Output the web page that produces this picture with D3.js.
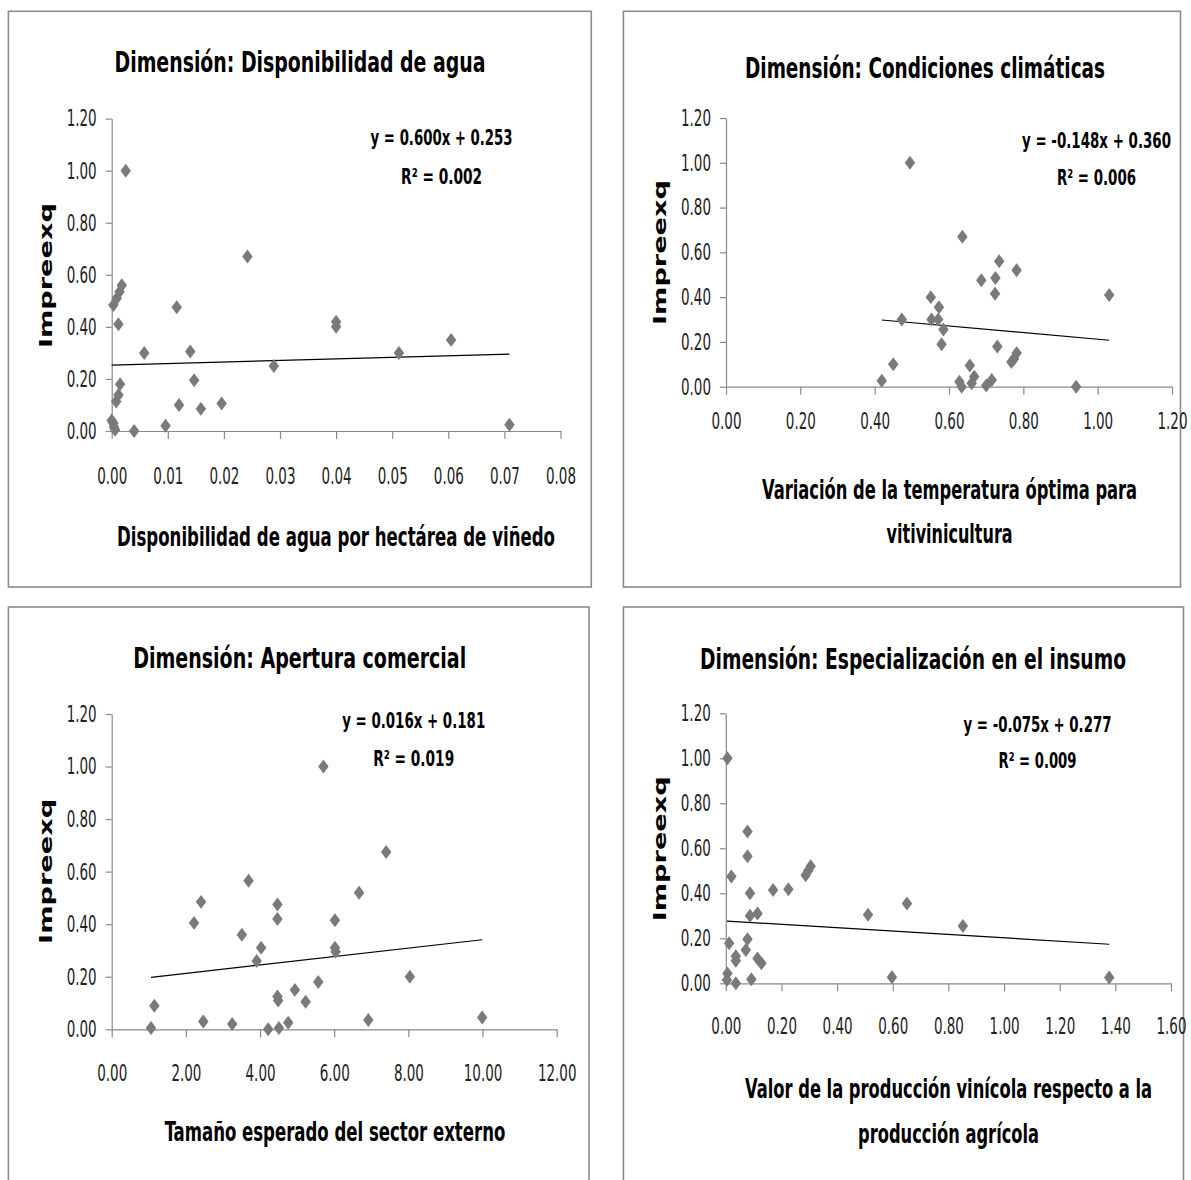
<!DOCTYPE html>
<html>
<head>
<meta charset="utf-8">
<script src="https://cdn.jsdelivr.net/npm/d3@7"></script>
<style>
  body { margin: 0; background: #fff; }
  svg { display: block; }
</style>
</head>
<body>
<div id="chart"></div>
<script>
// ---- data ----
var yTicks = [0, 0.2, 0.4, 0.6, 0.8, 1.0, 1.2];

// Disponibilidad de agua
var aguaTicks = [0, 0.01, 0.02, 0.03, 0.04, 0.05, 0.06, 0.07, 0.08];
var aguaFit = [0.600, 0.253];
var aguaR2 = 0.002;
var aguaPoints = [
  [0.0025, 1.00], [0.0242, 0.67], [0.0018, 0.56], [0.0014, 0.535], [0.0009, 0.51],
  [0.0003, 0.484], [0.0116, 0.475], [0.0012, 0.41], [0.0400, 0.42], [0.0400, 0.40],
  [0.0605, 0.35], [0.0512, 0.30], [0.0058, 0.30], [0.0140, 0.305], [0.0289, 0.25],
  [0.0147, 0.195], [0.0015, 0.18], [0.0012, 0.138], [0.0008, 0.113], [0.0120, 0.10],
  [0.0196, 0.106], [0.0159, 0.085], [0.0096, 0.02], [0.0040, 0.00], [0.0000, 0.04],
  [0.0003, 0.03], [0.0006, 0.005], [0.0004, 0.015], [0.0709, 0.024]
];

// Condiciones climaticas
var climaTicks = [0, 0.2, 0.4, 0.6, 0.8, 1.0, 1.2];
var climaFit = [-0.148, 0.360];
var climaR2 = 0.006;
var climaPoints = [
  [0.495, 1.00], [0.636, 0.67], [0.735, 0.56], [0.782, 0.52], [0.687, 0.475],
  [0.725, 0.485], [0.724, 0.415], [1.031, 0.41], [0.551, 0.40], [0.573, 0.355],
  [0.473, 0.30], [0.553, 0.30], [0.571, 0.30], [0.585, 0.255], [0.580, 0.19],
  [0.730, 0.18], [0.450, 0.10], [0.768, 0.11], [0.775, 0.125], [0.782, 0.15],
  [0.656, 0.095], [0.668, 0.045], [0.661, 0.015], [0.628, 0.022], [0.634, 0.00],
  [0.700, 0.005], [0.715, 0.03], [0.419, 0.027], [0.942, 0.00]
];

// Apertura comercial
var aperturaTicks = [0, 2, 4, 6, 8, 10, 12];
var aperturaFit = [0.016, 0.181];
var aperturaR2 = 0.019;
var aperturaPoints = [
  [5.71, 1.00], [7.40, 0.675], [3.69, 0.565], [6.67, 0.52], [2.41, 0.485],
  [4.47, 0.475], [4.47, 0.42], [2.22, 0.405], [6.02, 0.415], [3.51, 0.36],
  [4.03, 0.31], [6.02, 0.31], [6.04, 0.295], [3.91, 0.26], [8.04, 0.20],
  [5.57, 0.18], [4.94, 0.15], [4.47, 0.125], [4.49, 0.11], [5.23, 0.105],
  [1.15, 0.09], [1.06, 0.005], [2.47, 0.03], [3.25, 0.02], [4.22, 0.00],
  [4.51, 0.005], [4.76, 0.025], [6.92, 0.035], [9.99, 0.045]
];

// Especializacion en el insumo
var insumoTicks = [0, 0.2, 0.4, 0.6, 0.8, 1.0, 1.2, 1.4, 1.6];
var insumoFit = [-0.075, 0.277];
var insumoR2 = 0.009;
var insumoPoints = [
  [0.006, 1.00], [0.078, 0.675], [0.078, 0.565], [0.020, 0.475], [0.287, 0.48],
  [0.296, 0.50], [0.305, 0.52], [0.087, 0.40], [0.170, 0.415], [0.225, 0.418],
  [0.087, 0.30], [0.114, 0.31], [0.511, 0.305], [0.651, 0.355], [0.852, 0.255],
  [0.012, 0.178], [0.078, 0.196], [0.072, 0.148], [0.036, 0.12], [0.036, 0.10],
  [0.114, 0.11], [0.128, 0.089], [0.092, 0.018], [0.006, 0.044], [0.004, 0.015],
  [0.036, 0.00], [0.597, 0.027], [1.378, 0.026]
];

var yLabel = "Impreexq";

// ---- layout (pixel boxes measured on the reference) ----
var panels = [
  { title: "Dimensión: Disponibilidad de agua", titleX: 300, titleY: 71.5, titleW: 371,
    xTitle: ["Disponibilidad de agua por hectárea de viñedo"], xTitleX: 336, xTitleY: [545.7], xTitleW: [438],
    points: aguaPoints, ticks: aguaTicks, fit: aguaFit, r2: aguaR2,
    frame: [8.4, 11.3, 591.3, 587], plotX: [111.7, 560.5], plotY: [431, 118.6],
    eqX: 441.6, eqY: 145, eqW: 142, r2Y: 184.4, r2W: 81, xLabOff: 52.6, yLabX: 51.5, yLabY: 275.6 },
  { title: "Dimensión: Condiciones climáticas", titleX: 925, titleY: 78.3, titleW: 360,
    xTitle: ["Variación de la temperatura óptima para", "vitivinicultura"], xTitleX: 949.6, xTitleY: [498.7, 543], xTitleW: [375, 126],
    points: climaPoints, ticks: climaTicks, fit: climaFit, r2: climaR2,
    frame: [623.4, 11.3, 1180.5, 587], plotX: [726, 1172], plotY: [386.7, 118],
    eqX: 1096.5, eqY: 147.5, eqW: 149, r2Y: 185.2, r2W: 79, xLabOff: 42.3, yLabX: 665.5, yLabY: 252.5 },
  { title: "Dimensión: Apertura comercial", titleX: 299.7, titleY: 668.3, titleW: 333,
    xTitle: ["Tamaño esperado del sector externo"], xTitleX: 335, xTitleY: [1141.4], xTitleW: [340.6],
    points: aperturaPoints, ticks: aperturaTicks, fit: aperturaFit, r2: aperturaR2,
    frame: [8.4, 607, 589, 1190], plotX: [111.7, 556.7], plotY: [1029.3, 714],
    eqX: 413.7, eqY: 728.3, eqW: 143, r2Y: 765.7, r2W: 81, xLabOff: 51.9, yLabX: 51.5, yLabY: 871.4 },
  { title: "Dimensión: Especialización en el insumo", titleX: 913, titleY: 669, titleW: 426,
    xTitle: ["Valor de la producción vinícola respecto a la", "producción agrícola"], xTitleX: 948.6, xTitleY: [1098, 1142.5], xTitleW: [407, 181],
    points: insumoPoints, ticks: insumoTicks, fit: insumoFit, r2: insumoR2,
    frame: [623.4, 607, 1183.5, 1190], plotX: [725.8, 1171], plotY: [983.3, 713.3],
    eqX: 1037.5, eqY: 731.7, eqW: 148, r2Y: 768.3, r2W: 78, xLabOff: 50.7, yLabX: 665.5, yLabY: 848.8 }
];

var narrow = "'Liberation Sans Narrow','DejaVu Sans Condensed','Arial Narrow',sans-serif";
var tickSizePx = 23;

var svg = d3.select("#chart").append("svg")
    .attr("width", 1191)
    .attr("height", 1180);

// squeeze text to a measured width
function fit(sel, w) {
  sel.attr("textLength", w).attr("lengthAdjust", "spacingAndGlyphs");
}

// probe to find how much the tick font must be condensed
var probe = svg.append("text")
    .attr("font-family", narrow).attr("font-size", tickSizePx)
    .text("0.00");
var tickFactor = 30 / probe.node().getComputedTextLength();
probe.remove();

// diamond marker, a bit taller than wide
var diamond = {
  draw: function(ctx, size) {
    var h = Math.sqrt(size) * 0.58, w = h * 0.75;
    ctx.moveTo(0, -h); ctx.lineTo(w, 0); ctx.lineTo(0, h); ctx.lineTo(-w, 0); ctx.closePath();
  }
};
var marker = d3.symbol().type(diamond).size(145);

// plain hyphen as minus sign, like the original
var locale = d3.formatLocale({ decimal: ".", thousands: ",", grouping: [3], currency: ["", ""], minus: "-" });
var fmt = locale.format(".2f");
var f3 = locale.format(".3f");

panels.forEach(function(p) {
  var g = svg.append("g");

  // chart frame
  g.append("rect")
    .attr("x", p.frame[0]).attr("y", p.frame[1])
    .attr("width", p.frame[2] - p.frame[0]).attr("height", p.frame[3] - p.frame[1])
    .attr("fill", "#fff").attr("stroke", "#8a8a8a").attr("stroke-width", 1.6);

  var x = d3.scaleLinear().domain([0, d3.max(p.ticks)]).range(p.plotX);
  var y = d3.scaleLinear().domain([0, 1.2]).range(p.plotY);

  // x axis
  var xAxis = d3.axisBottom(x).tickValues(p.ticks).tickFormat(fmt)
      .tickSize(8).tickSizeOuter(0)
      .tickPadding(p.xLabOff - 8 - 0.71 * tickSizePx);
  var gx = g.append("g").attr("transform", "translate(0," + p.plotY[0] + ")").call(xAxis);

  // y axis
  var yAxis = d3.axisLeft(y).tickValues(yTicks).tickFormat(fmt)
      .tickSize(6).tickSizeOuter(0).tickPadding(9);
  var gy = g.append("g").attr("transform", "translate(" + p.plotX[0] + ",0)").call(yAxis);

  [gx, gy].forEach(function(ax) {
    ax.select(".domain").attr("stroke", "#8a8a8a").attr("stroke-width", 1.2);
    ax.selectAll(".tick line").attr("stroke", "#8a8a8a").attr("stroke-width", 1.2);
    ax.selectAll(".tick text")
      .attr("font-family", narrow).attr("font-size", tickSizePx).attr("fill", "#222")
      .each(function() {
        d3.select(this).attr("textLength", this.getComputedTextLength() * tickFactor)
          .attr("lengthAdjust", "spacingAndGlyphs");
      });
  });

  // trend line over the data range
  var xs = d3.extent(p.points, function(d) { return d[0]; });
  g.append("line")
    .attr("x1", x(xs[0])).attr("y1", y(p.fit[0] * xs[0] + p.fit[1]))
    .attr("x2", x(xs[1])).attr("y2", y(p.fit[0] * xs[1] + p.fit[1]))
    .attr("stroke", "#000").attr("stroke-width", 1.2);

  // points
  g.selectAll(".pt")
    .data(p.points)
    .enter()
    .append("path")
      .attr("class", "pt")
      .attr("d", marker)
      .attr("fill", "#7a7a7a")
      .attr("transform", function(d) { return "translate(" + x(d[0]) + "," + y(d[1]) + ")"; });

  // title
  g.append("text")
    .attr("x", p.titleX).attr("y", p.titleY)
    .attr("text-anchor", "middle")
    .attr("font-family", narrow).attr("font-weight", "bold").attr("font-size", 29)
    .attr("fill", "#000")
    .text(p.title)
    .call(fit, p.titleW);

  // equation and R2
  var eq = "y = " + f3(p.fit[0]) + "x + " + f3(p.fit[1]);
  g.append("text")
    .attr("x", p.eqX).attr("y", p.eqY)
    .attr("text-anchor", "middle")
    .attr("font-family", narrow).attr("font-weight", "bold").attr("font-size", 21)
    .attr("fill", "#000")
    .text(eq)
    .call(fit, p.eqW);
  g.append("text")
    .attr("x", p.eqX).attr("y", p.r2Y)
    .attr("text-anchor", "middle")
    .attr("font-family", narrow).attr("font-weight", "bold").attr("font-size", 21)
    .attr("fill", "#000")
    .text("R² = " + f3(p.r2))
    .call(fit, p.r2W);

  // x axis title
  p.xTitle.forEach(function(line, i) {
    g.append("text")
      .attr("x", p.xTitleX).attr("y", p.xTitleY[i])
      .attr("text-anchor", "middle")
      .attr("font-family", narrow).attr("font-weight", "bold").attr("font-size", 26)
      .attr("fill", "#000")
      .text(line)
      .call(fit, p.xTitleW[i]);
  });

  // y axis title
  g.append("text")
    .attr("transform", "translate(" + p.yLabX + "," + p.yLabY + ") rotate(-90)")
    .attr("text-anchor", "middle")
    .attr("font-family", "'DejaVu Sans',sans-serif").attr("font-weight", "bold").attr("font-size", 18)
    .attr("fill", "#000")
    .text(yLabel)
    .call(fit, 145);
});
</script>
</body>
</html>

-*-*-

**Exercise brief**
Repeat the lines of the listing above verbatim, beginning at its first line and ending at the line containing "var yTicks = [0, 0.2, 0.4, 0.6, 0.8, 1.0, 1.2];", which is included. Omit pictures.

**Result**
Output the web page that produces this picture with D3.js.
<!DOCTYPE html>
<html>
<head>
<meta charset="utf-8">
<script src="https://cdn.jsdelivr.net/npm/d3@7"></script>
<style>
  body { margin: 0; background: #fff; }
  svg { display: block; }
</style>
</head>
<body>
<div id="chart"></div>
<script>
// ---- data ----
var yTicks = [0, 0.2, 0.4, 0.6, 0.8, 1.0, 1.2];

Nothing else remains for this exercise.